▸ **Short problem**
Take the lines from the beginning of the material through the line containing "(864,714) -- (839,714);" and retype them exactly, leaving the pictures out.
-------- Information supplied --------
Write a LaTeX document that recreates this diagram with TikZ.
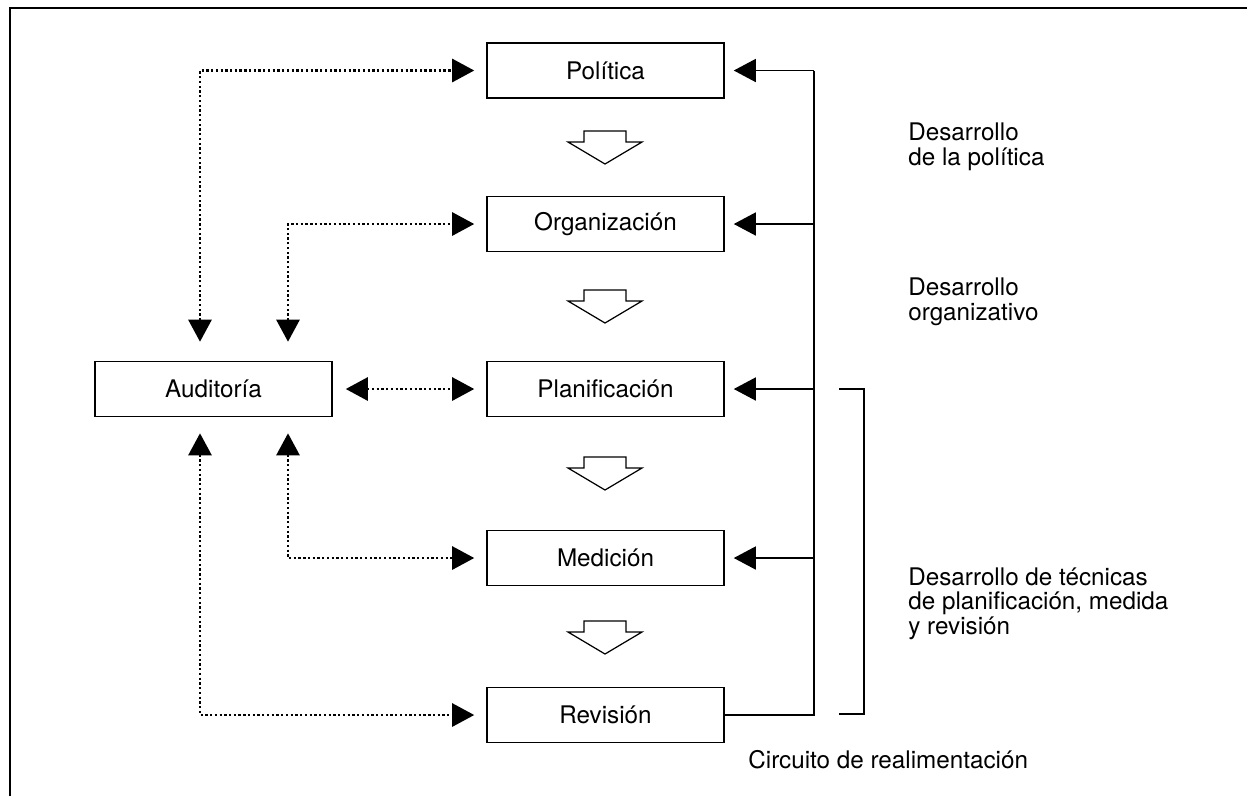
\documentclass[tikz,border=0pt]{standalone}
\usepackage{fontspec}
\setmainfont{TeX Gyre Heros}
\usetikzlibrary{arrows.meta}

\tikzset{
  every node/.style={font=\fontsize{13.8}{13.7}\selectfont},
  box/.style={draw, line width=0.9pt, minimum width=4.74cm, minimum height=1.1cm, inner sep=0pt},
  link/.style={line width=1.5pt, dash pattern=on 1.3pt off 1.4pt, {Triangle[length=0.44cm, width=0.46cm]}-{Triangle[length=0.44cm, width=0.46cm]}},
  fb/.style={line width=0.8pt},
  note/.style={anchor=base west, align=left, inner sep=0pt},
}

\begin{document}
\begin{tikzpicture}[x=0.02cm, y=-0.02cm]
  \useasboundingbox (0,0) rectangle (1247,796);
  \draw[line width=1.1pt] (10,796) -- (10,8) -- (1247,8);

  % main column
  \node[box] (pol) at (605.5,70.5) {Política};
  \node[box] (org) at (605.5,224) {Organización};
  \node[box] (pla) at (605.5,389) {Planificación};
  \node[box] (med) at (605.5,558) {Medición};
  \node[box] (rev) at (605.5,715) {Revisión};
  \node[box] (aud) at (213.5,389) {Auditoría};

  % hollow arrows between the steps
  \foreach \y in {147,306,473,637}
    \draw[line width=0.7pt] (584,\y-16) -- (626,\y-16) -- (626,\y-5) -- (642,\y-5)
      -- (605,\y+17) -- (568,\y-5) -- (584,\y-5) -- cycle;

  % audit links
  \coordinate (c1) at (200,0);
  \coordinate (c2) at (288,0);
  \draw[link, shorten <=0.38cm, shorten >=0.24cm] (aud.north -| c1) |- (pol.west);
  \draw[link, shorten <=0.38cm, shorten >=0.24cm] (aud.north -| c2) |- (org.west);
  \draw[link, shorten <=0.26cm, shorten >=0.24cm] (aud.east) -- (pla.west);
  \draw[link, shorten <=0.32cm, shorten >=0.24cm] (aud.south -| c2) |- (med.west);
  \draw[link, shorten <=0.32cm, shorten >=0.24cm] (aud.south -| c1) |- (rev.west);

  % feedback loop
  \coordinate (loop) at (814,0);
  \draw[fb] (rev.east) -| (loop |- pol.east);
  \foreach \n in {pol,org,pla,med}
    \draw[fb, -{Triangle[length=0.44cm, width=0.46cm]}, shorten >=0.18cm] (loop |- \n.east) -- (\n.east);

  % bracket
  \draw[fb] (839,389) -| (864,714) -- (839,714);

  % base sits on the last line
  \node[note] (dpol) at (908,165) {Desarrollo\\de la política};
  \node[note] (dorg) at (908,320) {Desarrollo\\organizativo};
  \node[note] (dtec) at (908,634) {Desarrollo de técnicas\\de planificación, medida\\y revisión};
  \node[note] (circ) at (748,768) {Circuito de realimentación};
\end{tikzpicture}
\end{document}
--------
▸ **Worked solution**
Write a LaTeX document that recreates this diagram with TikZ.
\documentclass[tikz,border=0pt]{standalone}
\usepackage{fontspec}
\setmainfont{TeX Gyre Heros}
\usetikzlibrary{arrows.meta}

\tikzset{
  every node/.style={font=\fontsize{13.8}{13.7}\selectfont},
  box/.style={draw, line width=0.9pt, minimum width=4.74cm, minimum height=1.1cm, inner sep=0pt},
  link/.style={line width=1.5pt, dash pattern=on 1.3pt off 1.4pt, {Triangle[length=0.44cm, width=0.46cm]}-{Triangle[length=0.44cm, width=0.46cm]}},
  fb/.style={line width=0.8pt},
  note/.style={anchor=base west, align=left, inner sep=0pt},
}

\begin{document}
\begin{tikzpicture}[x=0.02cm, y=-0.02cm]
  \useasboundingbox (0,0) rectangle (1247,796);
  \draw[line width=1.1pt] (10,796) -- (10,8) -- (1247,8);

  % main column
  \node[box] (pol) at (605.5,70.5) {Política};
  \node[box] (org) at (605.5,224) {Organización};
  \node[box] (pla) at (605.5,389) {Planificación};
  \node[box] (med) at (605.5,558) {Medición};
  \node[box] (rev) at (605.5,715) {Revisión};
  \node[box] (aud) at (213.5,389) {Auditoría};

  % hollow arrows between the steps
  \foreach \y in {147,306,473,637}
    \draw[line width=0.7pt] (584,\y-16) -- (626,\y-16) -- (626,\y-5) -- (642,\y-5)
      -- (605,\y+17) -- (568,\y-5) -- (584,\y-5) -- cycle;

  % audit links
  \coordinate (c1) at (200,0);
  \coordinate (c2) at (288,0);
  \draw[link, shorten <=0.38cm, shorten >=0.24cm] (aud.north -| c1) |- (pol.west);
  \draw[link, shorten <=0.38cm, shorten >=0.24cm] (aud.north -| c2) |- (org.west);
  \draw[link, shorten <=0.26cm, shorten >=0.24cm] (aud.east) -- (pla.west);
  \draw[link, shorten <=0.32cm, shorten >=0.24cm] (aud.south -| c2) |- (med.west);
  \draw[link, shorten <=0.32cm, shorten >=0.24cm] (aud.south -| c1) |- (rev.west);

  % feedback loop
  \coordinate (loop) at (814,0);
  \draw[fb] (rev.east) -| (loop |- pol.east);
  \foreach \n in {pol,org,pla,med}
    \draw[fb, -{Triangle[length=0.44cm, width=0.46cm]}, shorten >=0.18cm] (loop |- \n.east) -- (\n.east);

  % bracket
  \draw[fb] (839,389) -| (864,714) -- (839,714);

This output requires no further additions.